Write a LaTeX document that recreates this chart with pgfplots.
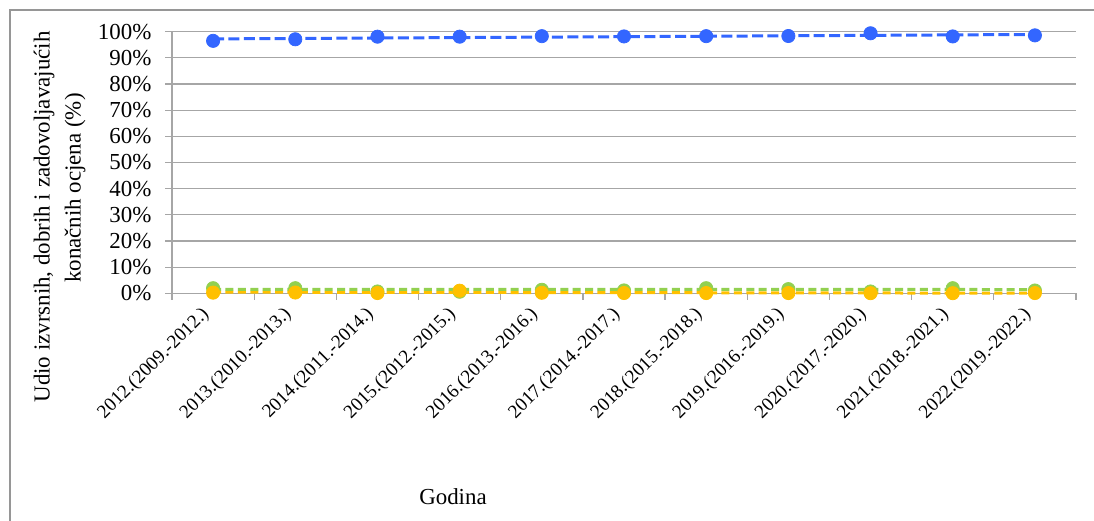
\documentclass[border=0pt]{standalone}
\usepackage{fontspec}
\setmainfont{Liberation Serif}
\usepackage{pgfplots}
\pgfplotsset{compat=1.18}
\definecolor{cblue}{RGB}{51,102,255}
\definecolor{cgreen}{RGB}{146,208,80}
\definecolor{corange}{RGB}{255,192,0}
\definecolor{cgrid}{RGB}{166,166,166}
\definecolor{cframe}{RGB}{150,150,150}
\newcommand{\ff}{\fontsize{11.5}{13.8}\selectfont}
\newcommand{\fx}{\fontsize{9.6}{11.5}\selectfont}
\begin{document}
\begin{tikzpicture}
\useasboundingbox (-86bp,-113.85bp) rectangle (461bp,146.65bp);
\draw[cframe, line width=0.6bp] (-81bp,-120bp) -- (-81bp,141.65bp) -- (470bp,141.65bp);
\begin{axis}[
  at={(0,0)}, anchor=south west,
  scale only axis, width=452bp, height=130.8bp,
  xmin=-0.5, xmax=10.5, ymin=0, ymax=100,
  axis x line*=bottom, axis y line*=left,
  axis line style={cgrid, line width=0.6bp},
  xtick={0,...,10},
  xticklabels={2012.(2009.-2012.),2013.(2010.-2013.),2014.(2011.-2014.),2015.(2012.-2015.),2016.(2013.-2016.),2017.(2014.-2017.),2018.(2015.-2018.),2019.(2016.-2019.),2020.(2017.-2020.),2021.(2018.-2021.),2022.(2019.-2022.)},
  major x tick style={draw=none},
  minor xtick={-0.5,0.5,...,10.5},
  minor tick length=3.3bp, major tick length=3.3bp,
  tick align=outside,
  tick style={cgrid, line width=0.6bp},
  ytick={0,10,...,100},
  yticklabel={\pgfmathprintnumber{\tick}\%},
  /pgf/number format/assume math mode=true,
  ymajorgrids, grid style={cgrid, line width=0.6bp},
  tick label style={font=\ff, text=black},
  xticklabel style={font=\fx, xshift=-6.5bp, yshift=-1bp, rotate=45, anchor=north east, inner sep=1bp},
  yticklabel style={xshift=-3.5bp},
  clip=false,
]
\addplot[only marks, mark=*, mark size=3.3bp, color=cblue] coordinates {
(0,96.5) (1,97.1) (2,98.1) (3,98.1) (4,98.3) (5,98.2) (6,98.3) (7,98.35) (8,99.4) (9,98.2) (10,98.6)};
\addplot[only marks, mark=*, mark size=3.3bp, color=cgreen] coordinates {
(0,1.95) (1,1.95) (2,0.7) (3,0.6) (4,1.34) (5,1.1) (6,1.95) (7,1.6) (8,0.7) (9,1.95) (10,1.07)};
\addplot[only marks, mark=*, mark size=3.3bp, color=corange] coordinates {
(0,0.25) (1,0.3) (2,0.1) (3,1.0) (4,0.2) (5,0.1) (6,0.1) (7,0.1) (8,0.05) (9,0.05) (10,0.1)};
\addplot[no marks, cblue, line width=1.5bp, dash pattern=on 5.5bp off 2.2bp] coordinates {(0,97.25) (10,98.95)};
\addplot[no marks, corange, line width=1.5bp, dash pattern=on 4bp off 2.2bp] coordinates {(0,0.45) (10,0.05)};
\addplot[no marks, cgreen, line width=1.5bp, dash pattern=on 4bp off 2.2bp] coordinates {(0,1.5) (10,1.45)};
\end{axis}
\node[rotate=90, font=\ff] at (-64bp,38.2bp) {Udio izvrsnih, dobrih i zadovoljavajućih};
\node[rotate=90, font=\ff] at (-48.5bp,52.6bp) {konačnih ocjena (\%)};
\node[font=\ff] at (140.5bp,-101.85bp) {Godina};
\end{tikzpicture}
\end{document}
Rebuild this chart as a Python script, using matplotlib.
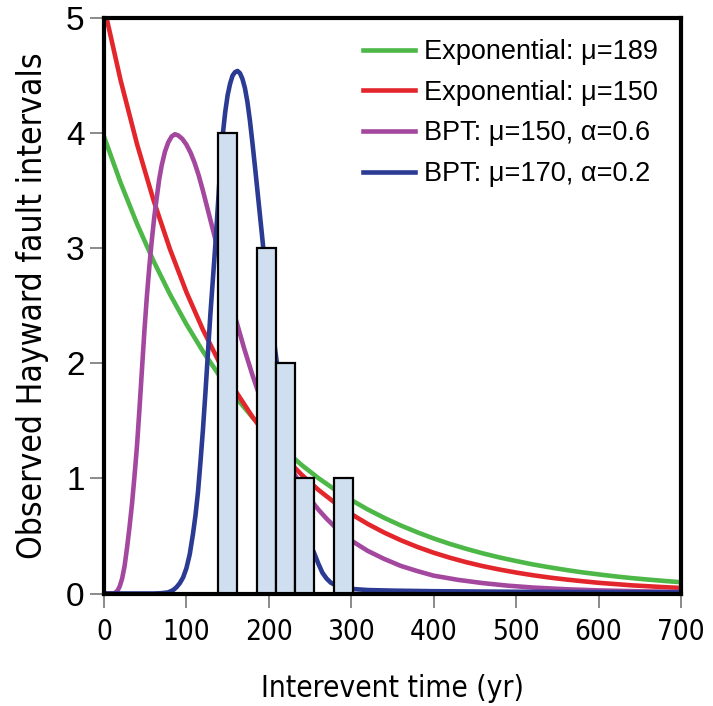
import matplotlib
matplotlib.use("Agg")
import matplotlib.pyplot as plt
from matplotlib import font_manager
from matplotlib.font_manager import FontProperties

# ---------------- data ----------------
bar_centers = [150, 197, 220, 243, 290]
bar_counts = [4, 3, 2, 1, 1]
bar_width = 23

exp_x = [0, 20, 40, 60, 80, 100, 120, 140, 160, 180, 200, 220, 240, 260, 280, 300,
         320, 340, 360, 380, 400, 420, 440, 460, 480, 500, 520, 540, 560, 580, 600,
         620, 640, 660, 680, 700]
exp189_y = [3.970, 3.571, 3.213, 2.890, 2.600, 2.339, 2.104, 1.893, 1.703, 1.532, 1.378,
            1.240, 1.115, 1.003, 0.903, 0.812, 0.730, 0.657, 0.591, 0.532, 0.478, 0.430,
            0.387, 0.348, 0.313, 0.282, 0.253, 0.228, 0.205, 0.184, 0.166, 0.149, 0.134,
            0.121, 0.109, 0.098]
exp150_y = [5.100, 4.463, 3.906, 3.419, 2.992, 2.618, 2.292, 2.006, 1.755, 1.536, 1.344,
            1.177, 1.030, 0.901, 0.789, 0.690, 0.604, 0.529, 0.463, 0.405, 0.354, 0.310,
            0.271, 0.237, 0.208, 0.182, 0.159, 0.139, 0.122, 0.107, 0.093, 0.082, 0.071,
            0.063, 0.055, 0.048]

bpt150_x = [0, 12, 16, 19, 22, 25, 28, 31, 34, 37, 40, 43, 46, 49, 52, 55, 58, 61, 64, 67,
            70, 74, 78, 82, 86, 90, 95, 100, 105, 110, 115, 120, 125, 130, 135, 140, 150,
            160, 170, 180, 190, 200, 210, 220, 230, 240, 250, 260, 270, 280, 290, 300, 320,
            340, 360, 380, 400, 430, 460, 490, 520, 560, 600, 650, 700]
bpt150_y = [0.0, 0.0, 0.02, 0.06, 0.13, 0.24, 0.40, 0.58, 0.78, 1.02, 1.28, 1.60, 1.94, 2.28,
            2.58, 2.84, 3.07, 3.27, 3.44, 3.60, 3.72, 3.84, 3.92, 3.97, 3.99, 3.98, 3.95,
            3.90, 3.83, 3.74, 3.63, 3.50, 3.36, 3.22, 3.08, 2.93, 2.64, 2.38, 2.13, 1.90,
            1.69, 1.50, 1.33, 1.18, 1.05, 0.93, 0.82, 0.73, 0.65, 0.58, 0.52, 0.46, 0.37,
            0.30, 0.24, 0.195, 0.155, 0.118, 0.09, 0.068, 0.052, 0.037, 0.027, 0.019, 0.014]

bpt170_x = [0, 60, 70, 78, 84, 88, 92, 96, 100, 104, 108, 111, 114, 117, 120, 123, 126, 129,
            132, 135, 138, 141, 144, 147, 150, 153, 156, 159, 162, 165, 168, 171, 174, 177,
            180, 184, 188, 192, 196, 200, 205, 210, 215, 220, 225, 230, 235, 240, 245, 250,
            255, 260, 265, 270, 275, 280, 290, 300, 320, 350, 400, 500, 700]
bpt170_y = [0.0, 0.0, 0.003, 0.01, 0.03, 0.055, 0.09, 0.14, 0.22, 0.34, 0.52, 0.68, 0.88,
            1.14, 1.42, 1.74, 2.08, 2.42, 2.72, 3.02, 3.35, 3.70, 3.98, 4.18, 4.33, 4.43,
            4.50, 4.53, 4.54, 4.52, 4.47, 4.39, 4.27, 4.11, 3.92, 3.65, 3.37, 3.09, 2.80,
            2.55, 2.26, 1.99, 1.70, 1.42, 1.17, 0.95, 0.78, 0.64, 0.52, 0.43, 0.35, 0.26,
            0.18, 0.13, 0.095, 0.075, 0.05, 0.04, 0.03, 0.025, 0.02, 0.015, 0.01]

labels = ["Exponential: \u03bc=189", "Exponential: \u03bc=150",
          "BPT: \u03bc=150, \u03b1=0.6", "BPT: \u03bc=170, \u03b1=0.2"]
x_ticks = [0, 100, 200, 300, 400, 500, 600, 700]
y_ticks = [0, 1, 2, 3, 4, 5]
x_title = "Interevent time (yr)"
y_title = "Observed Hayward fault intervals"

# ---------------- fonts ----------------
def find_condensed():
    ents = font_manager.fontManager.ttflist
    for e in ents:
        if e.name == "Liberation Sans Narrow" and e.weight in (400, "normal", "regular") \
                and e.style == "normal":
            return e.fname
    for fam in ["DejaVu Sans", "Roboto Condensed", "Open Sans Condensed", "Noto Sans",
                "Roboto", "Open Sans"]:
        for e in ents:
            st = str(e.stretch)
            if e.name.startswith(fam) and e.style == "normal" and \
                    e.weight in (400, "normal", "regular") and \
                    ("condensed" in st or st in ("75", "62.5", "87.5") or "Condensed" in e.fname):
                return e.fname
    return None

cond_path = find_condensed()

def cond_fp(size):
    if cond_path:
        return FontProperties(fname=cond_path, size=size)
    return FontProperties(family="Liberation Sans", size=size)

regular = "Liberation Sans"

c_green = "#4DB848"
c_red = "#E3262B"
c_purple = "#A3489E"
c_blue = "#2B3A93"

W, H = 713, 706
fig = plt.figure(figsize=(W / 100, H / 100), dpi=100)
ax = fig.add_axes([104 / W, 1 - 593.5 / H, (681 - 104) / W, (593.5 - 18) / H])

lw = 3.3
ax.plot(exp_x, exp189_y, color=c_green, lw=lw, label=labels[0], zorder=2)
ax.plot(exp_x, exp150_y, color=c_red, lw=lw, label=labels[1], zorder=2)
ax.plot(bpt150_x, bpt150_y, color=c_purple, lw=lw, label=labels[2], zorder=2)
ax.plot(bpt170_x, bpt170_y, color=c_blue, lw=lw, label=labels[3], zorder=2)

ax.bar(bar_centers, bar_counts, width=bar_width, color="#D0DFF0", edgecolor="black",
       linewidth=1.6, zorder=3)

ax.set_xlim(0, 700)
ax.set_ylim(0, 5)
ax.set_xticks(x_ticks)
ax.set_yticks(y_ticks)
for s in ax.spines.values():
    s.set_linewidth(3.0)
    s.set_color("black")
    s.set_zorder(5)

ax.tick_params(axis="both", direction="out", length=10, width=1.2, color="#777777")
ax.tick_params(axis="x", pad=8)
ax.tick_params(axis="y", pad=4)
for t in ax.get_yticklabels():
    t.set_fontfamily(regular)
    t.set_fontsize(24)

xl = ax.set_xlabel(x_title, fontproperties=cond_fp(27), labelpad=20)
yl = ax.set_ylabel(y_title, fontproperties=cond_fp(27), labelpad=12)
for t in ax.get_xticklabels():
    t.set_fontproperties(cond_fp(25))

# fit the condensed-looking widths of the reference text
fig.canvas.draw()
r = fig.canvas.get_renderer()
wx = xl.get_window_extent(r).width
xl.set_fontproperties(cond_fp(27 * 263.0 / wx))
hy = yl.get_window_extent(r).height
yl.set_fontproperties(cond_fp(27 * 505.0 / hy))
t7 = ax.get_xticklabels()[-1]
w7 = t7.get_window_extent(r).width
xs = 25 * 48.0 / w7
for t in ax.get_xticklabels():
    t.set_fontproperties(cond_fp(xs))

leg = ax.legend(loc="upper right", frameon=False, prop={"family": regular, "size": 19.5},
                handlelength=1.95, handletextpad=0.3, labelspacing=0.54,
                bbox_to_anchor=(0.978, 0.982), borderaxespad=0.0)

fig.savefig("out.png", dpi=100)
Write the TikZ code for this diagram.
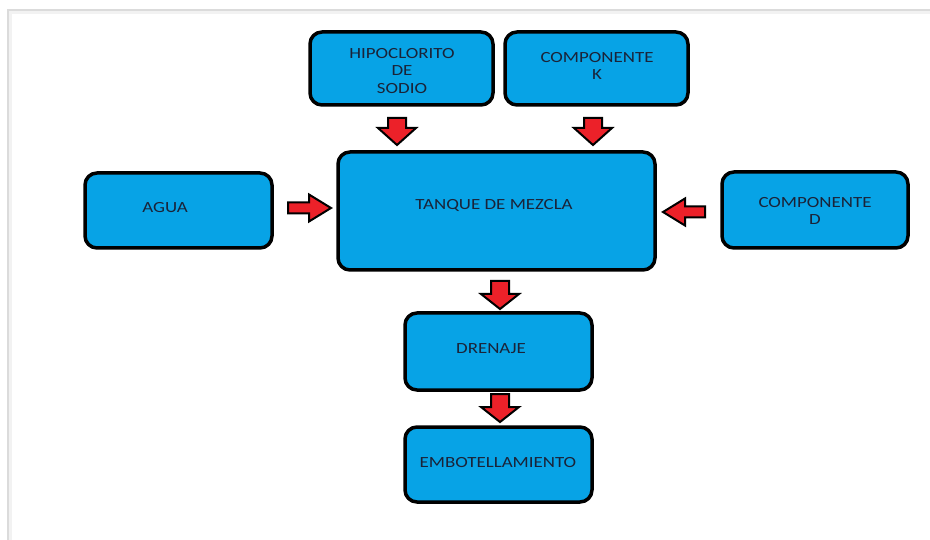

**STATED TASK**
Starting at the line containing "Rebuild this chart" and ending at the line containing "bar_width = 23", copy those lines exactly, both included, and nothing more. Leave out any picture.

**WORKED SOLUTION**
Rebuild this chart as a Python script, using matplotlib.
import matplotlib
matplotlib.use("Agg")
import matplotlib.pyplot as plt
from matplotlib import font_manager
from matplotlib.font_manager import FontProperties

# ---------------- data ----------------
bar_centers = [150, 197, 220, 243, 290]
bar_counts = [4, 3, 2, 1, 1]
bar_width = 23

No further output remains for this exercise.